# Sunset on the prairie...



## JustJazzie (Nov 11, 2014)

We took the kiddos dirt biking this weekend. I didn't shoot too many pictures, but at the end of the day the lighting was too pretty to pass up. I threw this in JFF since I know the composition is less than ideal. I was limited in cropping since I wanted the sun right through the trees and our trailer was parked just camera left. Anyways, perfect or not I decided to share!


----------



## tecboy (Nov 11, 2014)

Very nice!


----------



## SnappingShark (Nov 11, 2014)

Nice!


----------



## JustJazzie (Nov 11, 2014)

Thanks!


----------



## Heather Koch (Nov 11, 2014)

I surely like it! Well done.  As it does remind me of an old prairie farm


----------



## JustJazzie (Nov 11, 2014)

Heather Koch said:


> I surely like it! Well done.  As it does remind me of an old prairie farm


Thanks! It's my moms place. 5 acres of flat land with a mountain view in the distance. A very peaceful spot.


----------



## Heather Koch (Nov 11, 2014)

JustJazzie said:


> Heather Koch said:
> 
> 
> > I surely like it! Well done.  As it does remind me of an old prairie farm
> ...


Wow, just beautiful.  Sounds like a nice place to grow up and live!


----------



## Ron Evers (Nov 11, 2014)

Lovely & no flair.


----------



## Derrel (Nov 11, 2014)

NICE photo, Jazzie!! Well executed, and lovely.


----------



## JustJazzie (Nov 11, 2014)

Heather Koch said:


> JustJazzie said:
> 
> 
> > Heather Koch said:
> ...



Oh, I didn't grow up there. Just a rental. Sure would have been nice though!!



Ron Evers said:


> Lovely & no flair.


Thank you! I think the sun was a little diffused. I tried several angles and none had flair. So that's more on the luck side I suppose!



Derrel said:


> NICE photo, Jazzie!! Well executed, and lovely.



Thank you!


----------



## Derrel (Nov 11, 2014)

I think your photo has PLENTY of flair! It does not however, suffer from flare!


----------



## SnappingShark (Nov 11, 2014)

The one thing that's bugging me, and it's only a small thing, is the power lines behind the trees.


----------



## annamaria (Nov 11, 2014)

Very nice, I like it.


----------



## JustJazzie (Nov 11, 2014)

BrightByNature said:


> The one thing that's bugging me, and it's only a small thing, is the power lines behind the trees.

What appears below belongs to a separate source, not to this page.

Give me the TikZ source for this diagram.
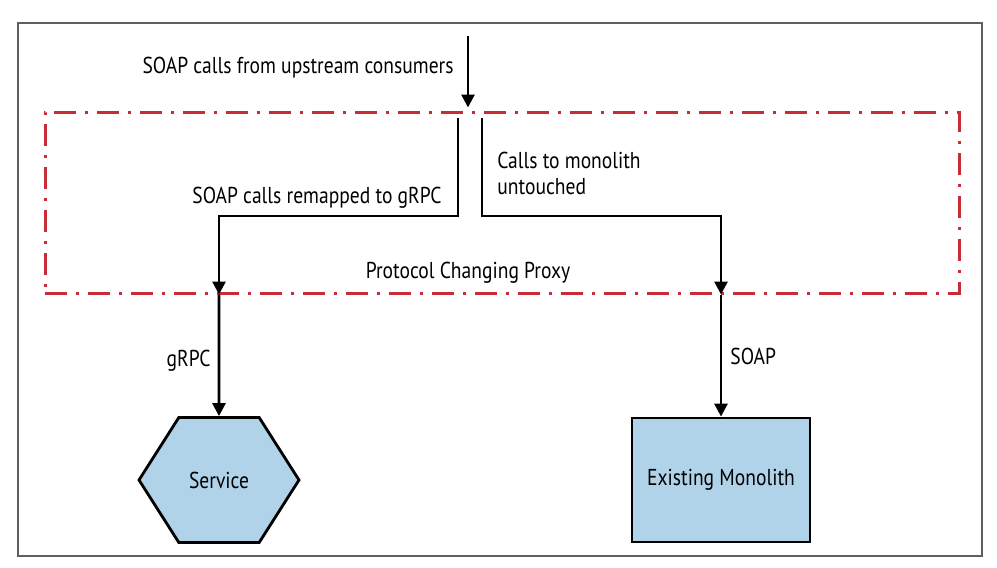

I didn't even notice those! Lol. Didn't look very hard either. I wasn't as thrilled with the setas as I was hoping to be so it was a quick vibrance adjustment and export. :giggle:


----------



## snerd (Nov 11, 2014)

Yes, it's very nice! And I know my prairie sunsets!!


----------



## dannylightning (Nov 11, 2014)

I like it.


----------